Australia do that very well and I mention Australia so often because we have stated that theirs is the model we want to follow. Steve Waugh for example, draws inspiration from poetry, Justin Langer climbed out of disappointment and became a better player than his talent justified by applying the discipline he learnt from karate. His hero is a marathon runner! Over the years, Australian cricket teams have routinely invited achievers from other disciplines, not just to spur the spirit of achievement but to share in the pride of being Australian.

Our academy will do our young cricketers a colossal favour if they can leave after their stint with the awareness that there is more to cricket than money and endorsements; with a respect for intellect rather than just physical skill; with the ability to seek inspiration from a wide range of sources.

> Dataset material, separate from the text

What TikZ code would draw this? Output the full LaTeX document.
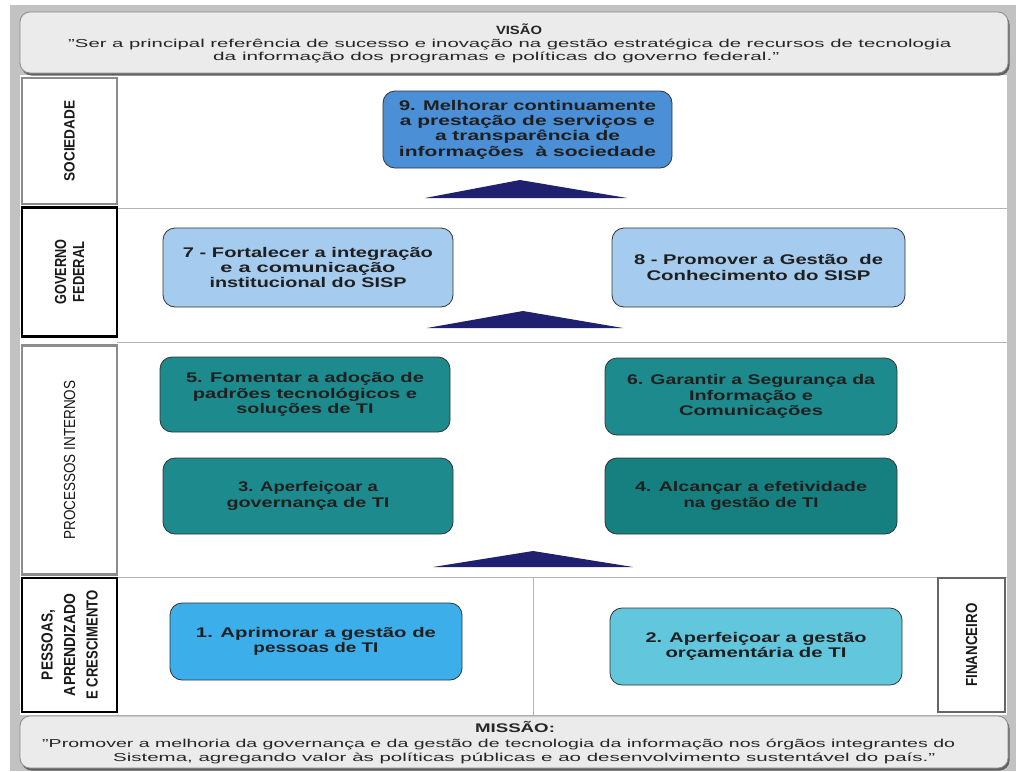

Sometime back, I asked Allan Border a question that had been bothering me for a while. "When John Buchanan became coach of Australia wasn't there a feeling, with players like the Waugh twins, Shane Warne and Glenn McGrath in the side, that his inadequacies as a player would limit him at some point?" "No," he said, "when you get to the national team, you don't need a coach to teach you how to play cricket. John is very good at working with people; he points out little things; he has his own skills and the players appreciate that. They know that he is improving their performance."

I say this with no malice at all but in the present environment in our cricket, John Buchanan could never become coach of the national team because we would constantly look to his international record. And he doesn't even have one! It is this awareness of other skills and the maturity to accept them that I hope our academy will teach young cricketers.

Sometime back, I read an outstanding convocation address from Sumantra Ghosal to graduating students of the Indian Institute of Management at Calcutta. Some of the things he told those aspiring managers are just as relevant to aspiring cricketers because while the skills need to be different, the vision required is the same. I am reproducing just one extract. I believe an aware mind has much to learn from it, but for that it must first rise above the little club that believes that all learning on cricket must come from cricketers alone. This is what he said.

"[Management]... is all about action. What you have learnt through your work here (substitute cricket for management) will help you identify what to do, but you must have to have the courage and the will to translate that knowing into actual doing.

Some of you, even some of the brightest of you, may fumble this test of action. You may procrastinate. You may suffer from learned helplessness, paralyzed by analysis, or because of the fear of failure. Some others among you will excel in the domain of action, willing and able to do what you believe in, and taking the consequences, profiting from the successes, learning from the failures. What will distinguish these two groups? What does it take to combine the knowledge and relationships you have built over the last two years with the courage and resilience you will need for sustained, purposive action-taking in the future?

The French writer, Antoine de Saint-Exupery, created a striking metaphor: "If you want to build a ship, don't drum up the men to go to the forest to gather wood, saw it, and nail the planks together. Instead, teach them the desire for the sea".

That is what you will need: a desire for the sea. For most of you, even if not for all, the sea will be the sea of business and management (read: sea of international cricket) Do you have a desire for that sea? That is what we need to teach our cricketers; not just to build a boat but to have a desire for the sea. Do we have the vision, the openness of mind to do that?